Rai University
- Motto: Evolving Thinking Minds
- Type: Private
- Established: 2012
- Affiliations: UGC, AIU
- President: Amit Rai
- Provost: Dr. Anil Tomar
- Location: Ahmedabad, Gujarat, India 22°49′01″N 72°28′24″E﻿ / ﻿22.816989°N 72.473361°E
- Website: www.raiuniversity.edu

= Rai University =

Private university in Gujarat, India

Rai University (RU) is a private university located in Ahmedabad, Gujarat, India. The university was established in 2012 by the Rai Foundation through the Gujarat Private Universities Act (Amendment), 2012, the same act which established Indus University.

==History==
Rai University was originally established by the Rai Foundation in 2002 in Chhattisgarh, one of 46 universities which were established through The Chhattisgarh Niji Kshetra Vishwavidyalaya (Sthapana aur Viniyaman) Adhiniyam, 2001 within a year. The act empowered the state to establish a university through a gazette notification and further allowed such universities to affiliate colleges and set up campuses. At its peak, the university had eleven campuses around Chhattisgarh and a total of 29 colleges across 25 campuses in India and abroad. It offered more than 300 courses. In 2005 the Supreme Court of India passed a decision which cancelled the relevant sections in the above-mentioned act, thus closing 117 universities, Rai University among them.
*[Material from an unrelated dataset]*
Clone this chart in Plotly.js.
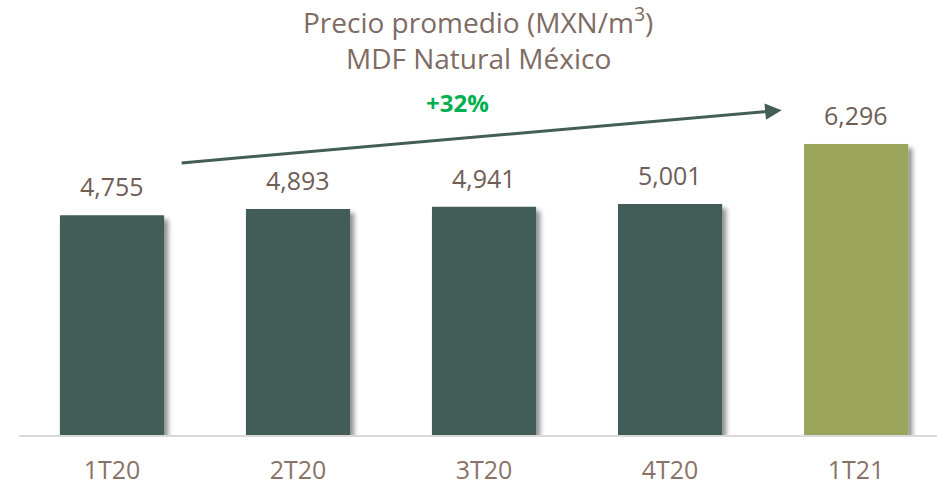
<!DOCTYPE html>
<html>
<head>
<meta charset="utf-8">
<script src="https://cdn.plot.ly/plotly-3.0.1.min.js"></script>
<style>
html,body{margin:0;padding:0;background:#fff;}
#chart{width:940px;height:488px;}
</style>
</head>
<body>
<div id="chart"></div>
<script>
const categories = ["1T20", "2T20", "3T20", "4T20", "1T21"];
const prices = [4755, 4893, 4941, 5001, 6296];
const valueLabels = ["4,755", "4,893", "4,941", "5,001", "6,296"];
const barColors = ["#435d59", "#435d59", "#435d59", "#435d59", "#9ba55b"];
const titleLines = ["Precio promedio (MXN/m<sup>3</sup>)", "MDF Natural México"];
const growthLabel = "+32%";

const FONT = "'Open Sans', 'Liberation Sans', sans-serif";
const textColor = "#7e6b63";

const trace = {
  type: "bar",
  x: categories,
  y: prices,
  marker: {color: barColors, line: {width: 0}},
  width: 0.56,
  hoverinfo: "skip",
  cliponaxis: false
};

const annotations = [];
categories.forEach((c, i) => {
  annotations.push({
    x: c, y: prices[i], xref: "x", yref: "y",
    text: valueLabels[i], showarrow: false,
    yanchor: "bottom", yshift: 10,
    font: {family: FONT, size: 25, color: "#6f5d56"}
  });
});
annotations.push({
  xref: "paper", yref: "paper", x: 0.5, y: 1.236,
  text: titleLines[0], showarrow: false, xanchor: "center", yanchor: "middle",
  font: {family: FONT, size: 28, color: textColor}
});
annotations.push({
  xref: "paper", yref: "paper", x: 0.5, y: 1.126,
  text: titleLines[1], showarrow: false, xanchor: "center", yanchor: "middle",
  font: {family: FONT, size: 28, color: textColor}
});
annotations.push({
  xref: "paper", yref: "paper", x: 0.478, y: 0.994,
  text: "<b>" + growthLabel + "</b>", showarrow: false, xanchor: "center", yanchor: "middle",
  font: {family: FONT, size: 24, color: "#00b050"}
});
// trend arrow
annotations.push({
  xref: "x", yref: "y", axref: "x", ayref: "y",
  x: 3.6, y: 7030, ax: 0.366, ay: 5887,
  text: "", showarrow: true, arrowhead: 2, arrowsize: 1.1, arrowwidth: 3,
  arrowcolor: "#435d59", standoff: 0, startstandoff: 0
});

const layout = {
  width: 940, height: 488,
  margin: {l: 19, r: 3, t: 100, b: 53},
  paper_bgcolor: "#ffffff",
  plot_bgcolor: "#ffffff",
  showlegend: false,
  xaxis: {
    type: "category",
    range: [-0.5, 4.435],
    showgrid: false, zeroline: false,
    showline: true, linecolor: "#d9d9d9", linewidth: 1.5,
    ticks: "", ticklabelstandoff: 12,
    tickfont: {family: FONT, size: 25, color: "#8a7269"},
    fixedrange: true
  },
  yaxis: {
    range: [0, 7251],
    visible: false, showgrid: false, zeroline: false,
    fixedrange: true
  },
  annotations: annotations
};

Plotly.newPlot("chart", [trace], layout, {displayModeBar: false, staticPlot: true}).then(gd => {
  const svg = gd.querySelector("svg.main-svg");
  const ns = "http://www.w3.org/2000/svg";
  let defs = svg.querySelector("defs");
  if (!defs) { defs = document.createElementNS(ns, "defs"); svg.insertBefore(defs, svg.firstChild); }
  const f = document.createElementNS(ns, "filter");
  f.setAttribute("id", "barshadow");
  f.setAttribute("x", "-20%"); f.setAttribute("y", "-20%");
  f.setAttribute("width", "150%"); f.setAttribute("height", "140%");
  f.innerHTML = '<feGaussianBlur in="SourceAlpha" stdDeviation="2.5"/>' +
    '<feOffset dx="4" dy="4" result="ob"/>' +
    '<feComponentTransfer><feFuncA type="linear" slope="0.45"/></feComponentTransfer>' +
    '<feMerge><feMergeNode/><feMergeNode in="SourceGraphic"/></feMerge>';
  defs.appendChild(f);
  gd.querySelectorAll(".trace.bars .point path").forEach(p => p.setAttribute("filter", "url(#barshadow)"));
});
</script>
</body>
</html>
The various campuses under Rai Foundation sought affiliation with other university such as Pandit Ravishankar Shukla University for the Raipur campus the Delhi University for the New Delhi campus and the Maharishi Dayanand University for the Gurgaon campus.

One of the campuses was the Belapur campus at Ahmedabad, Gujarat, which was established in 2004. In 2012 the Government of Gujarat invited the Rai Foundation to establish a private university in the Belapur campus. The university was established in 2012 through the Gujarat Private Universities Act (Amendment), 2012, the same act which established Indus University.

==Academics==
The university offers both undergraduate (B.Sc., B.A., BBA and LLB) courses and postgraduate (M.Sc., M.Tech., MBA) ones, as well as engineering diploma courses. Admission is based on national and state entrance exams and a personal interview. Ph.D. positions are also available. The university is approved by the University Grants Commission (UGC) which has also published an inspection report in 2015, and a member of the Association of Indian Universities (AIU).

==Schools==
The institute runs nine schools:
- School of Engineering and Applied Sciences (SEAS)
- Rai Business School (RBS)
- College of Media & Communication (CMAC)
- Institute of Design Engineering and Architecture (IDEA)
- College of Hospitality and Tourism (CHAT)
- School of Fashion Technology & Performing Arts (SOFT)
- School of Arts, Science & Commerce (SASC)
- School of Law (SOL)
- School of Agriculture (SOA)
- School of Life Sciences (SOLS)
- Center for Research & Development (CRD)
- School of Pharmacy (SOP)

==Controversy==
In 2016 the Government of Gujarat directed Rai University (along with Parul University) to stop admission to its agriculture courses which were unrecognized by the government. This has led to student protests. The university has issued a public notice clarifying that as a university approved by state Act, the above-mentioned recognition is not required.